The reason why we're interested is to be better able to dig deeper to be better able to identify economically-distressed states within the U.S. Speaking of which, we're presenting the charts we developed for the state of California, which by all accounts, hasn't doing very well in recent years.
Here, we're showing the period from 1992 through 2010, which corresponds to the most recently available data posted by the BEA for the state level data - the data for 2011 won't be available until 1 June 2012.
First up - here's an area chart showing how much of the U.S. economy has been represented by California in for every quarter from 1992 through 2010:
During this period, California's economy has ranged from being 12 to 13.5% of the U.S. economy. Next, we estimated the annualized nominal growth rates recorded in each quarter from 1992-Q1 through 2010-Q4 for California and for all other states in the U.S.:
Then we got real! Or rather, we adjusted each quarter's growth rate for both California and the rest of the United States by their respective rates of inflation (for California, we used the average rate of inflation recorded for the Los Angeles and San Francisco metropolitan areas during this time).

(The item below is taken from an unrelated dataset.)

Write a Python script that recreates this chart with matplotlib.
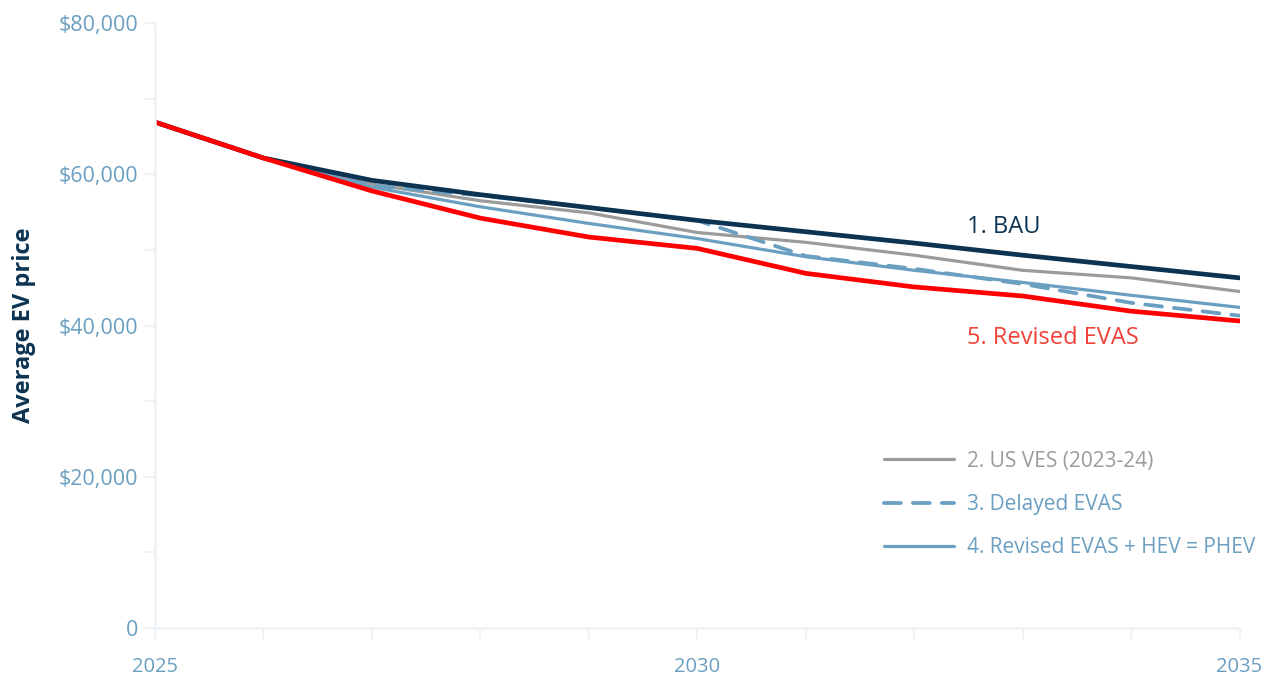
import matplotlib
matplotlib.use("Agg")
import matplotlib.pyplot as plt
from matplotlib.ticker import FuncFormatter, MultipleLocator

years = [2025, 2026, 2027, 2028, 2029, 2030, 2031, 2032, 2033, 2034, 2035]
bau = [66900, 62150, 59200, 57300, 55600, 53900, 52400, 50900, 49300, 47800, 46300]
us_ves = [66900, 62150, 58700, 56500, 54900, 52300, 51000, 49300, 47300, 46300, 44500]
delayed = [66900, 62150, 58500, 57200, 55600, 53900, 49200, 47500, 45500, 43000, 41300]
revised_hev = [66900, 62150, 58300, 55700, 53500, 51500, 49100, 47300, 45700, 44000, 42400]
revised = [66900, 62150, 57800, 54200, 51700, 50200, 46900, 45100, 43900, 41900, 40600]

NAVY = "#0c3452"
RED = "#ff0000"
RED_TXT = "#ef4136"
GRAY = "#9b9b9b"
LBLUE = "#6a9fc2"
TICK = "#6a9fc2"
SPINE = "#edf2f6"

plt.rcParams['font.family'] = ['Open Sans', 'DejaVu Sans']

fig = plt.figure(figsize=(12.7, 6.75), dpi=100)
ax = fig.add_axes([0.122, 0.0696, 0.854, 0.8963])

ax.plot(years, us_ves, color=GRAY, lw=2.3, label="2. US VES (2023-24)", solid_capstyle='round')
ax.plot(years, revised_hev, color=LBLUE, lw=2.3, label="4. Revised EVAS + HEV = PHEV", solid_capstyle='round')
ax.plot(years, delayed, color=LBLUE, lw=2.7, ls=(0, (4.5, 3.2)), label="3. Delayed EVAS", dash_capstyle='round')
ax.plot(years, bau, color=NAVY, lw=3.4, solid_capstyle='round')
ax.plot(years, revised, color=RED, lw=3.4, solid_capstyle='round')

ax.set_xlim(2025, 2035)
ax.set_ylim(0, 80000)
ax.xaxis.set_major_locator(MultipleLocator(1))
ax.yaxis.set_major_locator(MultipleLocator(10000))
ax.xaxis.set_major_formatter(FuncFormatter(lambda v, p: f"{int(round(v))}" if int(round(v)) in (2025, 2030, 2035) else ""))
ax.yaxis.set_major_formatter(FuncFormatter(lambda v, p: ("0" if v == 0 else f"${int(v):,}") if int(v) % 20000 == 0 else ""))

for s in ("top", "right"):
    ax.spines[s].set_visible(False)
for s in ("left", "bottom"):
    ax.spines[s].set_color(SPINE)
    ax.spines[s].set_linewidth(1.8)
ax.tick_params(axis='both', colors=SPINE, width=1.5, labelcolor=TICK)
ax.tick_params(axis='y', length=7, pad=5, labelsize=15.5)
ax.tick_params(axis='x', length=8, pad=13, labelsize=14.5)

ax.set_ylabel("Average EV price", color=NAVY, fontsize=17, fontweight='bold', labelpad=16)

ax.text(2032.49, 53000, "1. BAU", color=NAVY, fontsize=17, va='center', ha='left')
ax.text(2032.49, 38350, "5. Revised EVAS", color=RED_TXT, fontsize=17, va='center', ha='left')

h, l = ax.get_legend_handles_labels()
order = [0, 2, 1]
leg = ax.legend([h[i] for i in order], [l[i] for i in order], loc='upper left',
                bbox_to_anchor=(0.655, 0.324), frameon=False, fontsize=15,
                handlelength=3.37, handletextpad=0.62, labelspacing=1.07,
                labelcolor='linecolor')

fig.savefig("out.png", dpi=100)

We've also emphasized a number of economic periods of interest on the chart:
Finally, we calculated the net difference between California and the rest of the U.S.' real growth rates to help identify when California's economy either grew more strongly, or less strongly, than the rest of the nation:
In this final chart, we see that except for a very brief period of time in which its economic growth was falling, but not as fast as in the rest of the U.S., California's economy has been somewhat of a drag on the U.S. economy since the third and really the fourth quarter of 2006 through at least the end of 2010.
We'll close by observing that fixing whatever might be wrong with California's economy will go a long way to improving the economic health of the entire United States.